The stonemasons took up the cause of the 8 Hour Day – 8 hours work, 8 hours recreation and 8 hours rest – which had already been advocated in Europe and elsewhere. It was the managerial skills of James Galloway and the shop floor smarts of James Stephens that was to lead to the negotiation of the first sustainable 8 hour day – without reduction of pay – for the stonemasons of Melbourne. On 21st April 1856 the stonemasons at Melbourne University downed tools and marched to Parliament House to celebrate their achievement. Along the way the passed several other public building sites where these conditions had not been achieved. Many of the workers on these sites also downed tools, joined the march and within several weeks had achieved the same conditions. (It is possibly the joining of these additional workers that has led some recent commentators to label the celebration march as a 'protest march'.) Although the 8 hour days had been temporarily achieved in New Zealand, America and Sydney at earlier times, they were not sustained, so the Melbourne movement was seen as a particularly significant since this is where it 'took root'.

The 8 Hours Movement was restricted to skilled tradesmen (not women) and they set about building the impressive Trades Hall in Carlton as well as providing strict training courses and apprenticeships in their profession. A public holiday was declared and on this day there would be major processions through the street celebrating the achievements of the various professions followed by uplifting entertainment. At this stage, the 8 Hours Movement may be thought of as on a direct line between medieval trade guilds or lodges and modern day professional associations. In fact, a number of 8 Hours Men returned to build the Trades Hall in their capacities as employer and business owner.

Along with the 48 hour week, it was negotiated that by working longer than 8 hours on a 'weekday' a half day holiday could be made available on a Saturday.
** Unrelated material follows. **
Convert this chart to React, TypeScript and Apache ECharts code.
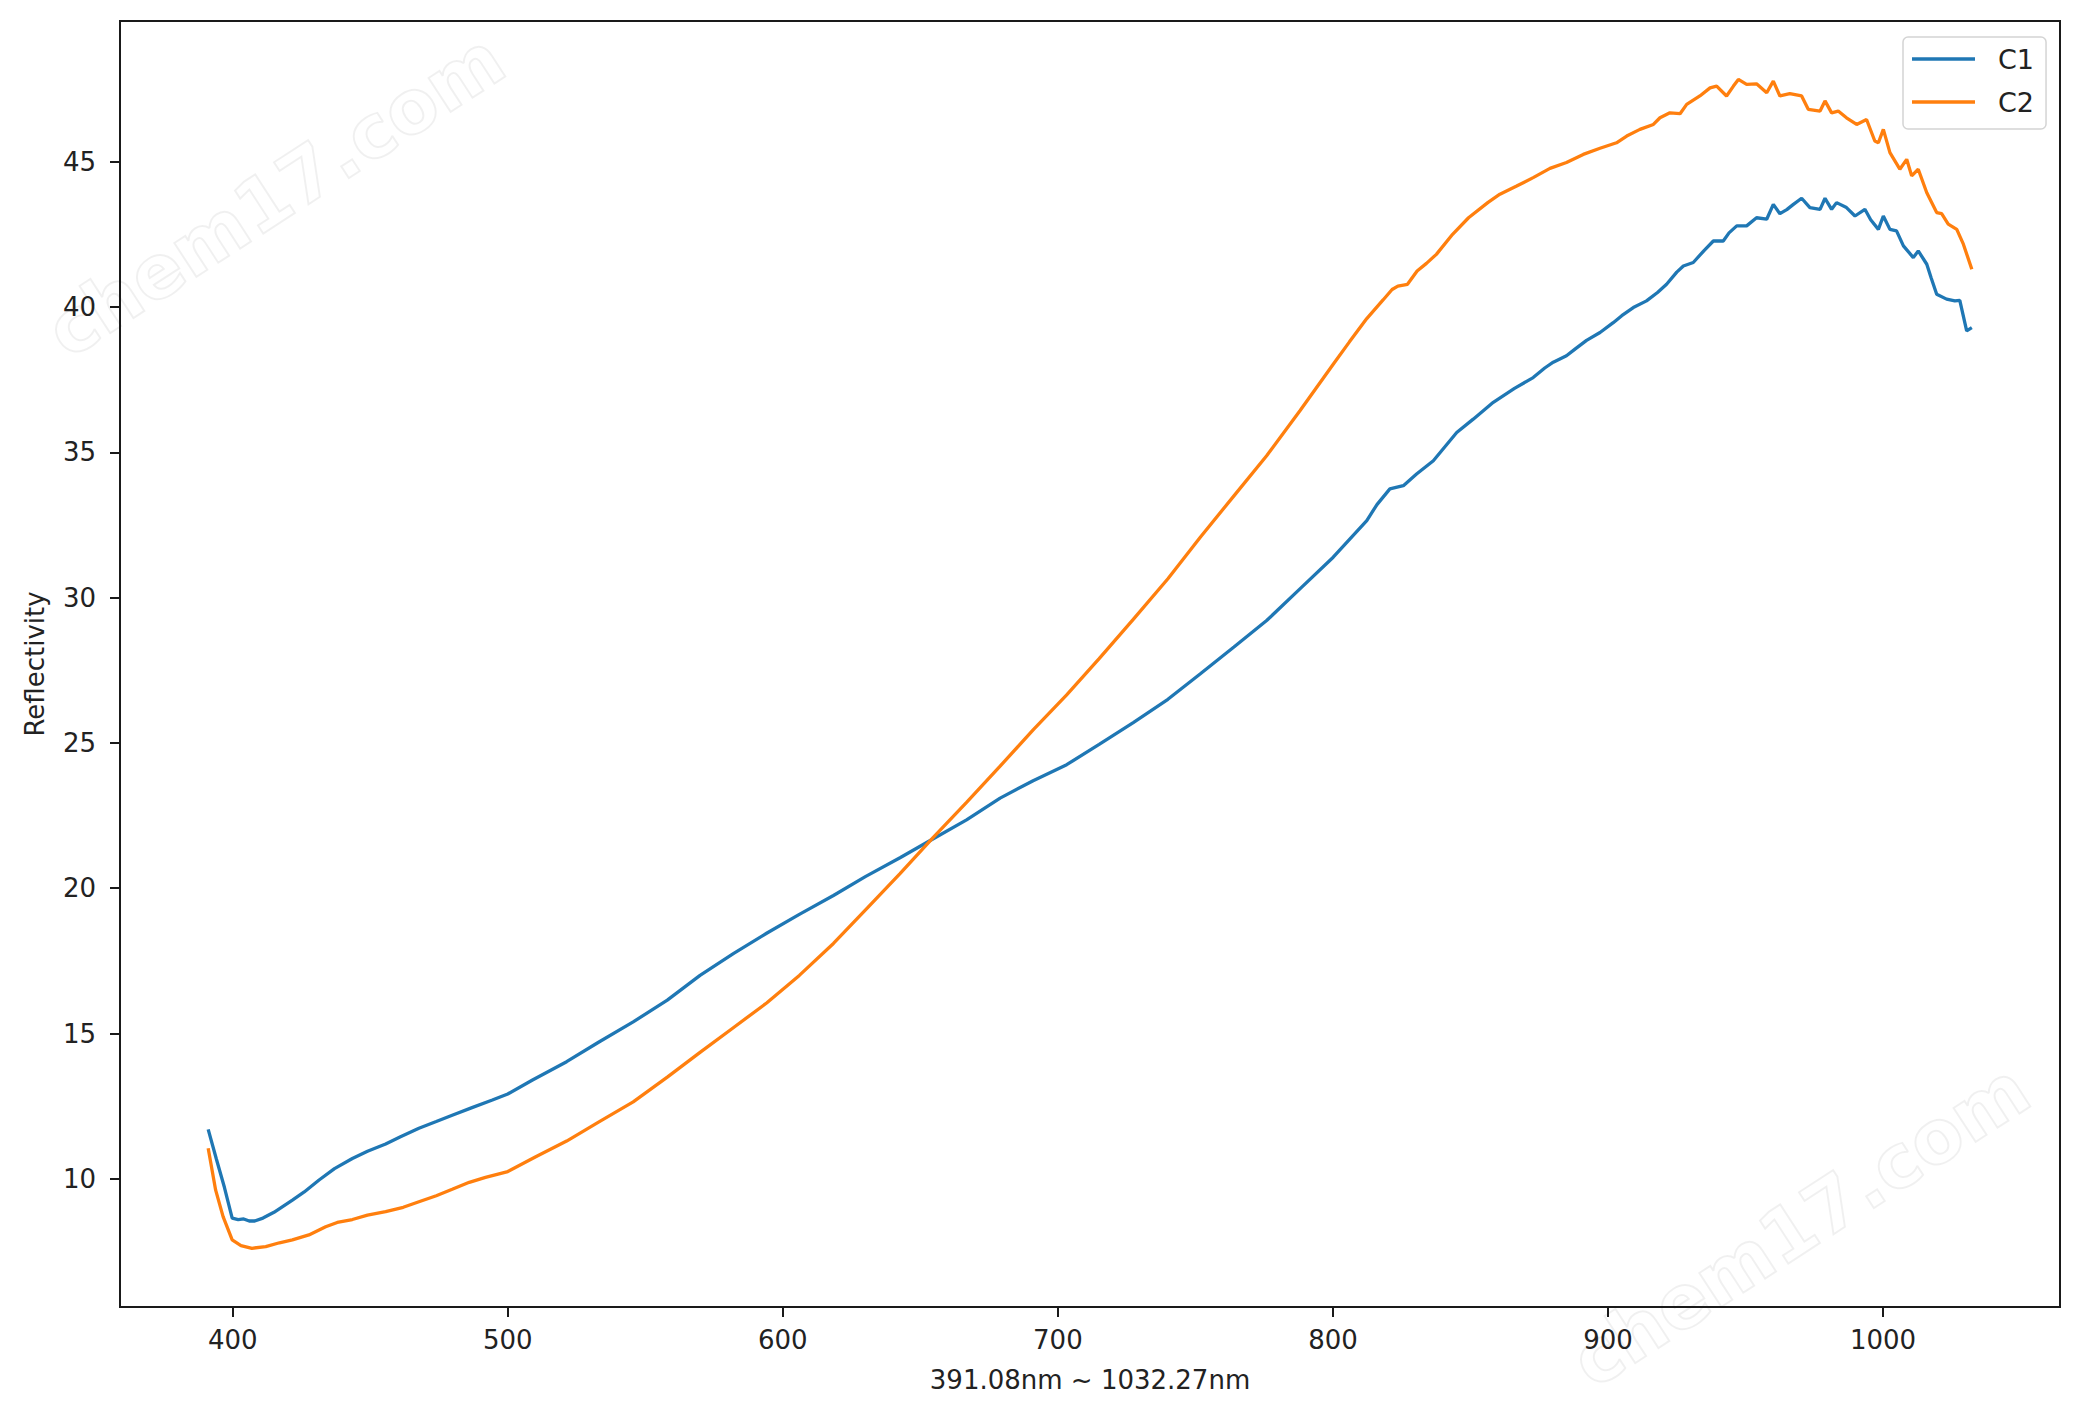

Melbourne was one of the first cities in the world where many employees had Saturday afternoons off, and it was also around this time that a team game was starting to blossom and form a natural activity for such a half-holiday.

With the rise of organised labour amongst the less skilled employees and the development of the union movement the 8 hour condition slowly spread across the country to many more employees and, through the anti-sweating movement, to those contracting to public bodies. The IWW ('Wobblies') would not allow employers as members and Trades Hall gradually restricted itself to representing only employees. For those industries which required continuous operation and regular shift times then the shift length is ideally a divisor of 24 such as 12, 8 or 6, and three 8 hour shifts gradually became an industry norm. Mainly through the efforts of the unions, the 6 day working week was later reduced and by the 1950s had mainly changed to a 5 day week and the standard working week for most employees had reduced to 40 hours. Some industries such as retail with numbers of casual employees or involving numbers of small and family businesses proved more difficult for unions to influence and in the end governments were pressured to introduce restricted trading hours as an indirect way of controlling working hours. Cities such as Perth still retain many of these restricted hours. With employees aspiring to something better than mid nineteenth century working conditions, the Eight Hour banner was not necessarily a useful one for those who already had shorter hours and replacement terms such as the 'shorter hours movement' were tried but never fired the public imagination in the same way. After all, such slogans begged the question of "shorter than what?".

With the influence of International Socialism, the May Day march attracted more emphasis than the 8 Hours Parade and by the 1950s the 8 Hours Day had been renamed ‘Labour Day’ and in Melbourne the 8 Hour celebrations were replaced with Moomba.